-- WRITTEN PROBLEM --
Every line of the listing must be reproduced as it stands. Leave the images behind.

-- DATA EXTRACT --
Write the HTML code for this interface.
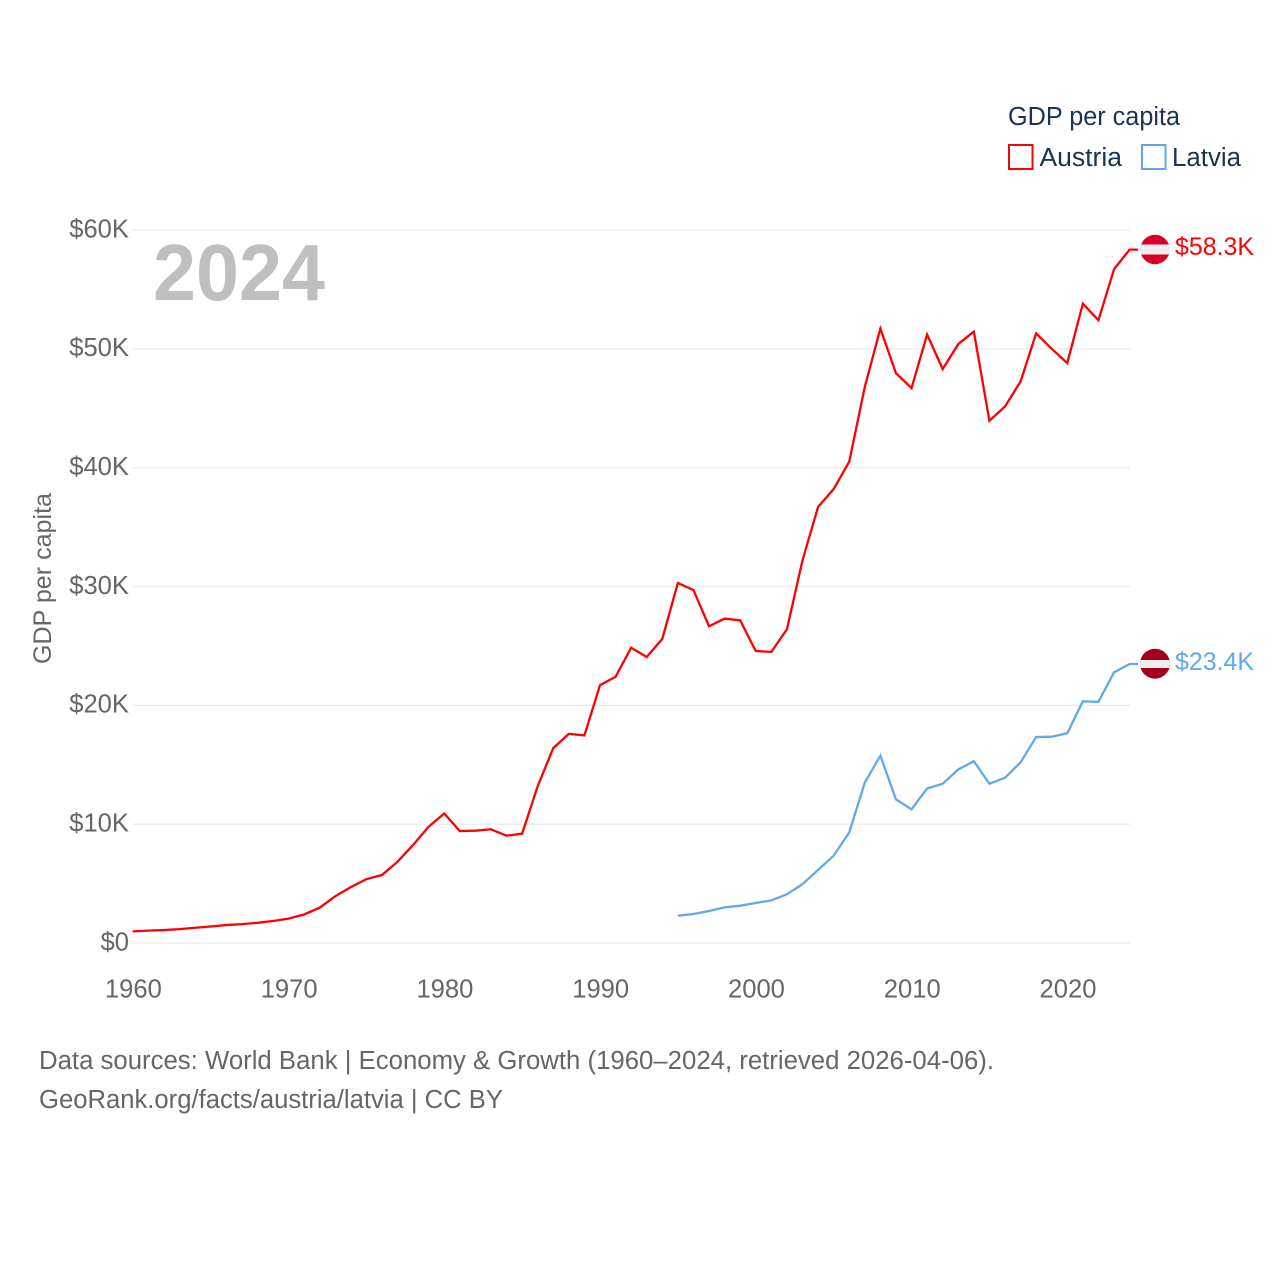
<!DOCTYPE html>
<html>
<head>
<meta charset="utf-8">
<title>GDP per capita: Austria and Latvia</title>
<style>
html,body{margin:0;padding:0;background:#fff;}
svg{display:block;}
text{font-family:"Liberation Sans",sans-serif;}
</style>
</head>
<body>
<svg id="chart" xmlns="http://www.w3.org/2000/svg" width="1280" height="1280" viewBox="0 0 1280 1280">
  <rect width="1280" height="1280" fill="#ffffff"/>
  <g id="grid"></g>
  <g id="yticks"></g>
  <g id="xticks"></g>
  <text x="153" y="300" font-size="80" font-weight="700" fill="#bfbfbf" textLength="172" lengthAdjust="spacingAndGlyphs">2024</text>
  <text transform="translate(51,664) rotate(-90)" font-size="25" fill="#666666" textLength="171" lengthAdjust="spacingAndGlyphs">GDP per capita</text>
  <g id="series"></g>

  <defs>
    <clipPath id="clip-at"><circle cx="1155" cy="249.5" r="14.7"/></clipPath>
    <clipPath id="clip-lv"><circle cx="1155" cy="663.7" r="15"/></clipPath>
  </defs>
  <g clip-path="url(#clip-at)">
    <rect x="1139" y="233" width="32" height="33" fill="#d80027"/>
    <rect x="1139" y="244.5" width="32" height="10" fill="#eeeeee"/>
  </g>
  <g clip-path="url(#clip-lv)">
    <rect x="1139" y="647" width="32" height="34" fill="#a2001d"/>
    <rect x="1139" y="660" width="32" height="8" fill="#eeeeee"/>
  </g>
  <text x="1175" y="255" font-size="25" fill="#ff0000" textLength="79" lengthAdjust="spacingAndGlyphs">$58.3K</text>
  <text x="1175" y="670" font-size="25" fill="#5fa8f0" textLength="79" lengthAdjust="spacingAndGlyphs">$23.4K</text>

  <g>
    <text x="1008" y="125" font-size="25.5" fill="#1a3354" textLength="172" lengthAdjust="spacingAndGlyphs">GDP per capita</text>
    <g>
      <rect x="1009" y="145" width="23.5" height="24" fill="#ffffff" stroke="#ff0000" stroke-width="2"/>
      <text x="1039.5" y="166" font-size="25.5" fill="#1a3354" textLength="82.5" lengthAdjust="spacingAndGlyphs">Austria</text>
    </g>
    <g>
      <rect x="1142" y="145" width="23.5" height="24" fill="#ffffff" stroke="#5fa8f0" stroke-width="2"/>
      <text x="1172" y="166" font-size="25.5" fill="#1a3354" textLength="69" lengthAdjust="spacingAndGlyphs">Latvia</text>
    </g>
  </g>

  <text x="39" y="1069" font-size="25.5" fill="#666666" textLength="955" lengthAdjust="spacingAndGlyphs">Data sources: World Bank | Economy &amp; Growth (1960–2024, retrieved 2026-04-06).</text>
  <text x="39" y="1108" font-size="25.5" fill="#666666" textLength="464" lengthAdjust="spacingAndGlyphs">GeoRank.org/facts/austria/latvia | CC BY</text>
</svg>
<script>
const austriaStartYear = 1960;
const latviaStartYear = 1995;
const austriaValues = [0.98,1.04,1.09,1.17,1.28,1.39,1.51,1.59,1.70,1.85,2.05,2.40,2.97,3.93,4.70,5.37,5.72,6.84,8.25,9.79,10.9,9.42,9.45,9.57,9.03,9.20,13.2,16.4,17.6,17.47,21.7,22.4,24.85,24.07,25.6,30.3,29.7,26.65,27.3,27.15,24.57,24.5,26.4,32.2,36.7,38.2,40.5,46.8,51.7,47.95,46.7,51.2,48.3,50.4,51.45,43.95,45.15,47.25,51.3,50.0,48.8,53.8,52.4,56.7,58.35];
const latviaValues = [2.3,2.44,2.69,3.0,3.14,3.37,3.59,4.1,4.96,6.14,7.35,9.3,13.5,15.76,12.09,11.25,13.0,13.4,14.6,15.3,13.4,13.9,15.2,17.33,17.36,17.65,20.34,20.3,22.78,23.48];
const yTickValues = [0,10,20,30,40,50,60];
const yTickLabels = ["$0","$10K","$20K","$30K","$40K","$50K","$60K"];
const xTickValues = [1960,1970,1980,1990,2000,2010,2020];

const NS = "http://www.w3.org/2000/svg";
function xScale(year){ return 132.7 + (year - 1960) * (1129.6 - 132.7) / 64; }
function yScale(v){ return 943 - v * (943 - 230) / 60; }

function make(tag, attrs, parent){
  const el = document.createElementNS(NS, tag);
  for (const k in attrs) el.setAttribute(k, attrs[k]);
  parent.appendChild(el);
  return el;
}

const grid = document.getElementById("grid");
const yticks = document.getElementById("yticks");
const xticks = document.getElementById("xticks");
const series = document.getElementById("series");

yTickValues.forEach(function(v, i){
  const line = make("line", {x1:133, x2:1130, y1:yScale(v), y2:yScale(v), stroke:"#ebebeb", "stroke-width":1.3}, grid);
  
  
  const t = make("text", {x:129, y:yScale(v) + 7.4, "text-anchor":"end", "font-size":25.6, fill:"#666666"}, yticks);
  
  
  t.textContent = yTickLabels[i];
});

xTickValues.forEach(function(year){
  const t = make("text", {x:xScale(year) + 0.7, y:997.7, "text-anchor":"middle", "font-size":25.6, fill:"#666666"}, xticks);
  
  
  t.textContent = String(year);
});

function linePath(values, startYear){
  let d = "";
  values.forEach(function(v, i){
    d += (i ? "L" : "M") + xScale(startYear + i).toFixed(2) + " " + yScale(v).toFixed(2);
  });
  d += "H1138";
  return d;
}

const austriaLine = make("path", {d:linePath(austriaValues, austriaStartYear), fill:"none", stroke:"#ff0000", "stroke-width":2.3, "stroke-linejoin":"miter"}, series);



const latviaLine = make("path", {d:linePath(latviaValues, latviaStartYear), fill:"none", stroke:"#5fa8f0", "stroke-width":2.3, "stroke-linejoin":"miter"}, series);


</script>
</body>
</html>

-- PROBLEM SOLUTION --
Write the HTML code for this interface.
<!DOCTYPE html>
<html>
<head>
<meta charset="utf-8">
<title>GDP per capita: Austria and Latvia</title>
<style>
html,body{margin:0;padding:0;background:#fff;}
svg{display:block;}
text{font-family:"Liberation Sans",sans-serif;}
</style>
</head>
<body>
<svg id="chart" xmlns="http://www.w3.org/2000/svg" width="1280" height="1280" viewBox="0 0 1280 1280">
  <rect width="1280" height="1280" fill="#ffffff"/>
  <g id="grid"></g>
  <g id="yticks"></g>
  <g id="xticks"></g>
  <text x="153" y="300" font-size="80" font-weight="700" fill="#bfbfbf" textLength="172" lengthAdjust="spacingAndGlyphs">2024</text>
  <text transform="translate(51,664) rotate(-90)" font-size="25" fill="#666666" textLength="171" lengthAdjust="spacingAndGlyphs">GDP per capita</text>
  <g id="series"></g>

  <defs>
    <clipPath id="clip-at"><circle cx="1155" cy="249.5" r="14.7"/></clipPath>
    <clipPath id="clip-lv"><circle cx="1155" cy="663.7" r="15"/></clipPath>
  </defs>
  <g clip-path="url(#clip-at)">
    <rect x="1139" y="233" width="32" height="33" fill="#d80027"/>
    <rect x="1139" y="244.5" width="32" height="10" fill="#eeeeee"/>
  </g>
  <g clip-path="url(#clip-lv)">
    <rect x="1139" y="647" width="32" height="34" fill="#a2001d"/>
    <rect x="1139" y="660" width="32" height="8" fill="#eeeeee"/>
  </g>
  <text x="1175" y="255" font-size="25" fill="#ff0000" textLength="79" lengthAdjust="spacingAndGlyphs">$58.3K</text>
  <text x="1175" y="670" font-size="25" fill="#5fa8f0" textLength="79" lengthAdjust="spacingAndGlyphs">$23.4K</text>

  <g>
    <text x="1008" y="125" font-size="25.5" fill="#1a3354" textLength="172" lengthAdjust="spacingAndGlyphs">GDP per capita</text>
    <g>
      <rect x="1009" y="145" width="23.5" height="24" fill="#ffffff" stroke="#ff0000" stroke-width="2"/>
      <text x="1039.5" y="166" font-size="25.5" fill="#1a3354" textLength="82.5" lengthAdjust="spacingAndGlyphs">Austria</text>
    </g>
    <g>
      <rect x="1142" y="145" width="23.5" height="24" fill="#ffffff" stroke="#5fa8f0" stroke-width="2"/>
      <text x="1172" y="166" font-size="25.5" fill="#1a3354" textLength="69" lengthAdjust="spacingAndGlyphs">Latvia</text>
    </g>
  </g>

  <text x="39" y="1069" font-size="25.5" fill="#666666" textLength="955" lengthAdjust="spacingAndGlyphs">Data sources: World Bank | Economy &amp; Growth (1960–2024, retrieved 2026-04-06).</text>
  <text x="39" y="1108" font-size="25.5" fill="#666666" textLength="464" lengthAdjust="spacingAndGlyphs">GeoRank.org/facts/austria/latvia | CC BY</text>
</svg>
<script>
const austriaStartYear = 1960;
const latviaStartYear = 1995;
const austriaValues = [0.98,1.04,1.09,1.17,1.28,1.39,1.51,1.59,1.70,1.85,2.05,2.40,2.97,3.93,4.70,5.37,5.72,6.84,8.25,9.79,10.9,9.42,9.45,9.57,9.03,9.20,13.2,16.4,17.6,17.47,21.7,22.4,24.85,24.07,25.6,30.3,29.7,26.65,27.3,27.15,24.57,24.5,26.4,32.2,36.7,38.2,40.5,46.8,51.7,47.95,46.7,51.2,48.3,50.4,51.45,43.95,45.15,47.25,51.3,50.0,48.8,53.8,52.4,56.7,58.35];
const latviaValues = [2.3,2.44,2.69,3.0,3.14,3.37,3.59,4.1,4.96,6.14,7.35,9.3,13.5,15.76,12.09,11.25,13.0,13.4,14.6,15.3,13.4,13.9,15.2,17.33,17.36,17.65,20.34,20.3,22.78,23.48];
const yTickValues = [0,10,20,30,40,50,60];
const yTickLabels = ["$0","$10K","$20K","$30K","$40K","$50K","$60K"];
const xTickValues = [1960,1970,1980,1990,2000,2010,2020];

const NS = "http://www.w3.org/2000/svg";
function xScale(year){ return 132.7 + (year - 1960) * (1129.6 - 132.7) / 64; }
function yScale(v){ return 943 - v * (943 - 230) / 60; }

function make(tag, attrs, parent){
  const el = document.createElementNS(NS, tag);
  for (const k in attrs) el.setAttribute(k, attrs[k]);
  parent.appendChild(el);
  return el;
}

const grid = document.getElementById("grid");
const yticks = document.getElementById("yticks");
const xticks = document.getElementById("xticks");
const series = document.getElementById("series");

yTickValues.forEach(function(v, i){
  const line = make("line", {x1:133, x2:1130, y1:yScale(v), y2:yScale(v), stroke:"#ebebeb", "stroke-width":1.3}, grid);
  
  
  const t = make("text", {x:129, y:yScale(v) + 7.4, "text-anchor":"end", "font-size":25.6, fill:"#666666"}, yticks);
  
  
  t.textContent = yTickLabels[i];
});

xTickValues.forEach(function(year){
  const t = make("text", {x:xScale(year) + 0.7, y:997.7, "text-anchor":"middle", "font-size":25.6, fill:"#666666"}, xticks);
  
  
  t.textContent = String(year);
});

function linePath(values, startYear){
  let d = "";
  values.forEach(function(v, i){
    d += (i ? "L" : "M") + xScale(startYear + i).toFixed(2) + " " + yScale(v).toFixed(2);
  });
  d += "H1138";
  return d;
}

const austriaLine = make("path", {d:linePath(austriaValues, austriaStartYear), fill:"none", stroke:"#ff0000", "stroke-width":2.3, "stroke-linejoin":"miter"}, series);



const latviaLine = make("path", {d:linePath(latviaValues, latviaStartYear), fill:"none", stroke:"#5fa8f0", "stroke-width":2.3, "stroke-linejoin":"miter"}, series);


</script>
</body>
</html>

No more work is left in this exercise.